Dr. James M. Tucci, president of SHMG, said the number of doctors has grown from 48 to 70 since last fall. The effort is continuing to bring Helen DeVos Children’s Hospital pediatricians now employed by Spectrum Health under the SHMG umbrella, which is likely to occur in a year, he said.

Spectrum Health formed the Medical Group last fall to launch its effort to emulate the Mayo Clinic and the Cleveland Clinic, explained Tucci, who joined the local health system in 2007 from St. John Health in Detroit. Yet SHMG is different, he said.

“It means more a model of care for patients and a partnership among caregivers,” Tucci said.

“The model is not one you would call mainstream in the U.S. Physicians do surrender a fair amount of their personal authority in decision-making with regard to the size of the practice and even what they are paid, for the sake of creating a system, a team of care that works better on behalf the patient. That doesn’t appeal to everyone.”

Tucci said the roster includes primary care and family practice doctors plus others representing various specialties. Among them are Dr. Jane Pettinga, a breast surgeon, and Dr. Gene Wiley, a neurologist. Tucci said Wiley would help the SHMG recruit subspecialty neurologists.

“We don’t intend to try to bring in more physicians than the community needs or push anybody out of practice where they are already doing a good job for Spectrum Health and the community,” Tucci said. “Our physicians won’t even just work at Spectrum Health. The Medical Group is not a hospital group.”

In a recent announcement about Pettinga, Spectrum Health said the Medical Group employs nearly 80 doctors and midlevel health professionals such as nurse practitioners. But in the health system’s budget presentation earlier this month, CFO Michael Freed presented projected SHMG employment of 528 by the end of the 2010 fiscal year next June, a figure Tucci called “news to me.”

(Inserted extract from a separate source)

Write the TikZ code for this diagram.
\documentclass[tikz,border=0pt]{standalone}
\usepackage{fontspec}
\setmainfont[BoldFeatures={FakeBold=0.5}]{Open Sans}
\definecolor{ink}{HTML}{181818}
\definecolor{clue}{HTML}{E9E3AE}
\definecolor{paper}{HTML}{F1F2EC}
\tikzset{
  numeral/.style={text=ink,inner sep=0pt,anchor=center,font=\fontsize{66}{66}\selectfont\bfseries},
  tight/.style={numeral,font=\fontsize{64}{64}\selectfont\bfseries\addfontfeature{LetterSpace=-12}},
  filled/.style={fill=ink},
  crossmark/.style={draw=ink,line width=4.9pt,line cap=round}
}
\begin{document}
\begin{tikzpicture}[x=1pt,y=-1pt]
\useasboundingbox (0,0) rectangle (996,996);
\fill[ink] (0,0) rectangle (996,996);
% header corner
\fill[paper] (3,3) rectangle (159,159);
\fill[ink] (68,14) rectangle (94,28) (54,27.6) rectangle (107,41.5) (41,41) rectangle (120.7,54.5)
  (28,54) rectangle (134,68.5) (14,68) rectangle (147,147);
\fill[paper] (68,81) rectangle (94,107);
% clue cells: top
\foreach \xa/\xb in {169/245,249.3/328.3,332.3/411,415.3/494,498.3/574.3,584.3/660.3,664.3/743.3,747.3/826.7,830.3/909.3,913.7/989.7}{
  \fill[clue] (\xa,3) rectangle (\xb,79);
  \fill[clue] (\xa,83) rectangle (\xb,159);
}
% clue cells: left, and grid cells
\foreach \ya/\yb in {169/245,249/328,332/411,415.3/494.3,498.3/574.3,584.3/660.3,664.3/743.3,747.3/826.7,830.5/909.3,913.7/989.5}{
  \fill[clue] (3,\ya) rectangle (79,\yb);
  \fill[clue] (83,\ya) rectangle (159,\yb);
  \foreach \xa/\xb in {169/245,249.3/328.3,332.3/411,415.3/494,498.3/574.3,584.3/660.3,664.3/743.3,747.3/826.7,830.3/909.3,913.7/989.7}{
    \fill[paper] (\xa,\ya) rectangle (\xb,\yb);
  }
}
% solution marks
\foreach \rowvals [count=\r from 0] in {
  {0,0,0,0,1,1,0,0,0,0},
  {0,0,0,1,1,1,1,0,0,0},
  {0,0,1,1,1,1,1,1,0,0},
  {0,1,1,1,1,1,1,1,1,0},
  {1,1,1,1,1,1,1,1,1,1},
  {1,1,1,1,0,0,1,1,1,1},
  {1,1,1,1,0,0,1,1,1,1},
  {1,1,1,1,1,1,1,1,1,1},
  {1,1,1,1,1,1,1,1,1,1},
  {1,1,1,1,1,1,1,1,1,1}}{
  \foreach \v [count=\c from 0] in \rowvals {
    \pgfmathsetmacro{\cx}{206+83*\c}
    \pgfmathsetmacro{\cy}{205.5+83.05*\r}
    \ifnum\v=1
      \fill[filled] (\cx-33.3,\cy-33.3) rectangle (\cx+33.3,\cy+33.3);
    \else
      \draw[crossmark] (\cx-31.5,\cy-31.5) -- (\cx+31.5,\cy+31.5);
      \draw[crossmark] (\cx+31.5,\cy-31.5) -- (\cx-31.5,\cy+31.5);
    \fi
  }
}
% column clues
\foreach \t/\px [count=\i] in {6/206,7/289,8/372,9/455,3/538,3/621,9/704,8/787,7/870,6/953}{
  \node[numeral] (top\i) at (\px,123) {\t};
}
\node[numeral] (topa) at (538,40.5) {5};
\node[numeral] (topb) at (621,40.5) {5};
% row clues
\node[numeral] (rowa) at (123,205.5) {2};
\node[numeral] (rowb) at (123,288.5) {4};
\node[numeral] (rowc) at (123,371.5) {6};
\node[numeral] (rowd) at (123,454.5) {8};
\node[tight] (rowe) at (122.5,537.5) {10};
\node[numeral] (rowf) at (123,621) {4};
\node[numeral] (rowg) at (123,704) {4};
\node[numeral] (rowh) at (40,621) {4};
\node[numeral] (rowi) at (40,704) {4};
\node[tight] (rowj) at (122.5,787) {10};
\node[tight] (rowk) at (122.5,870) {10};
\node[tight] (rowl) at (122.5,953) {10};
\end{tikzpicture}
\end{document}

Still, the SHMG will get bigger with the addition of a variety of physicians already employed by Spectrum Health in areas such as urgent care centers, wound care, hospice and palliative care, he said. He added that the proposed agreement to make Michigan Medical PC — currently the area’s largest independent group of specialists with more than 200 doctors — a subsidiary of Spectrum Health would allow those doctors to join SHMG, without penalty, sooner than the three to five years being planned. The two organizations are expected to decide within the next few weeks whether they will join together.

An important piece to link SHMG doctors along the lines of the Mayo Clinic is integrated, computerized patient records. Tucci said that in December, SHMG chose Epic Systems Corp. of Wisconsin to link the multi-specialty physicians’ offices. It’s the same system that MMPC chose for a $39 million investment and the system in use at Metro Health for both its neighborhood clinics and the hospital. Spectrum will retain its Cerner Corp. system for inpatients, Tucci noted.

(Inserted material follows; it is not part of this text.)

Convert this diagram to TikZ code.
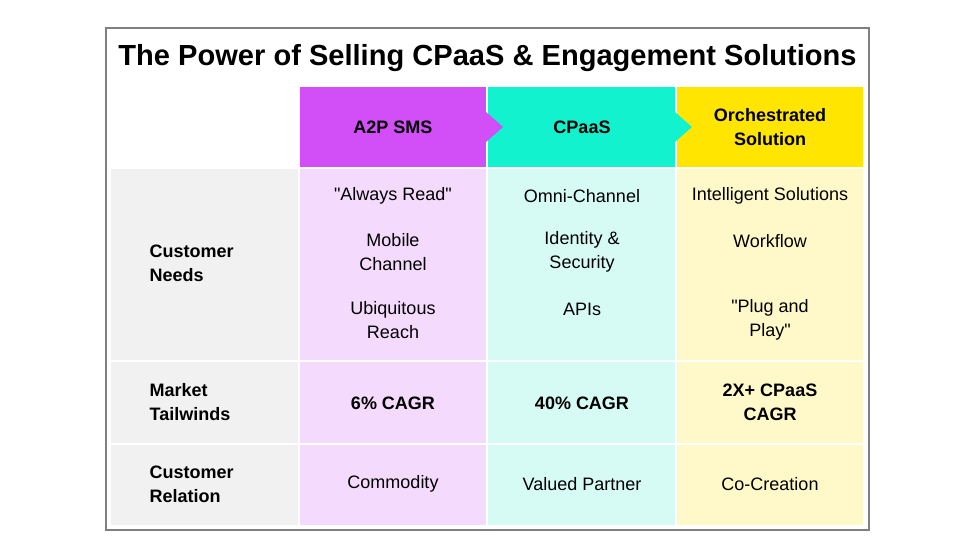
\documentclass[tikz,border=0pt]{standalone}
\usepackage{fontspec}
\setmainfont{Liberation Sans}
\newfontfamily\plainfont{Liberation Sans}
\newcommand{\sq}{{\plainfont"}}
\usepackage{tikz}
\definecolor{hdPurple}{HTML}{D24EF7}
\definecolor{ltPurple}{HTML}{F4DAFC}
\definecolor{hdTeal}{HTML}{12F2CF}
\definecolor{ltTeal}{HTML}{D6FBF4}
\definecolor{hdYellow}{HTML}{FFE500}
\definecolor{ltYellow}{HTML}{FFF9C9}
\definecolor{ltGray}{HTML}{F1F1F1}
\tikzset{
  cell/.style={draw=white,line width=1.5pt,inner sep=0pt},
  txt/.style={align=center,font=\fontsize{13.5}{18}\selectfont},
  bold/.style={txt,font=\fontsize{13.5}{18}\selectfont\bfseries}
}
\begin{document}
\begin{tikzpicture}[x=0.75pt,y=0.75pt,yscale=-1,xscale=1]
\useasboundingbox (0,0) rectangle (977,554);
\fill[white] (0,0) rectangle (977,554);
% frame
\draw[gray,line width=0.8pt] (106,28) rectangle (869,530);
\node (title) at (487.5,58) {\fontsize{21.8}{26}\selectfont\bfseries The Power of Selling CPaaS \& Engagement Solutions};
% cells
\fill[ltGray] (111,169) rectangle (298,525);
\fill[hdPurple] (300,87) rectangle (486,167);
\fill[hdTeal] (488,87) rectangle (675,167);
\fill[hdYellow] (677,87) rectangle (863,167);
\fill[hdPurple] (486,112) -- (503,127) -- (486,142) -- cycle;
\fill[hdTeal] (675,112) -- (692,127) -- (675,142) -- cycle;
\fill[ltPurple] (300,169) rectangle (486,525);
\fill[ltTeal] (488,169) rectangle (675,525);
\fill[ltYellow] (677,169) rectangle (863,525);
\foreach \y in {361,444} \draw[white,line width=2pt] (111,\y) -- (863,\y);
% headers
\node[bold] (h1) at (393,127) {A2P SMS};
\node[bold] (h2) at (582,127) {CPaaS};
\node[bold] (h3) at (770,127) {Orchestrated\\Solution};
% row labels
\node[bold,align=left,anchor=west] (r1) at (145,263) {Customer\\Needs};
\node[bold,align=left,anchor=west] (r2) at (145,402) {Market\\Tailwinds};
\node[bold,align=left,anchor=west] (r3) at (145,484) {Customer\\Relation};
% needs
\node[txt] (a1) at (393,196) {\sq Always Read\sq};
\node[txt] (a2) at (393,252) {Mobile\\Channel};
\node[txt] (a3) at (393,320) {Ubiquitous\\Reach};
\node[txt] (b1) at (582,196) {Omni-Channel};
\node[txt] (b2) at (582,252) {Identity \&\\Security};
\node[txt] (b3) at (582,309) {APIs};
\node[txt] (c1) at (770,196) {Intelligent Solutions};
\node[txt] (c2) at (770,241) {Workflow};
\node[txt] (c3) at (770,320) {\sq Plug and\\Play\sq};
% tailwinds
\node[bold] (a4) at (393,403) {6\% CAGR};
\node[bold] (b4) at (582,403) {40\% CAGR};
\node[bold] (c4) at (770,402) {2X+ CPaaS\\CAGR};
% relation
\node[txt] (a5) at (393,484) {Commodity};
\node[txt] (b5) at (582,484) {Valued Partner};
\node[txt] (c5) at (770,484) {Co-Creation};
\end{tikzpicture}
\end{document}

He said the SHMG is in discussion with 50 physicians who are interested in joining. The large, multi-specialty group practice is a notion Tucci said he believes is necessary to realize the potential for health care in the U.S.

“Health care for patients will not be at the level that it could be in this country until we begin to integrate much more deeply and much more thoroughly, and standardize care standards,” Tucci said.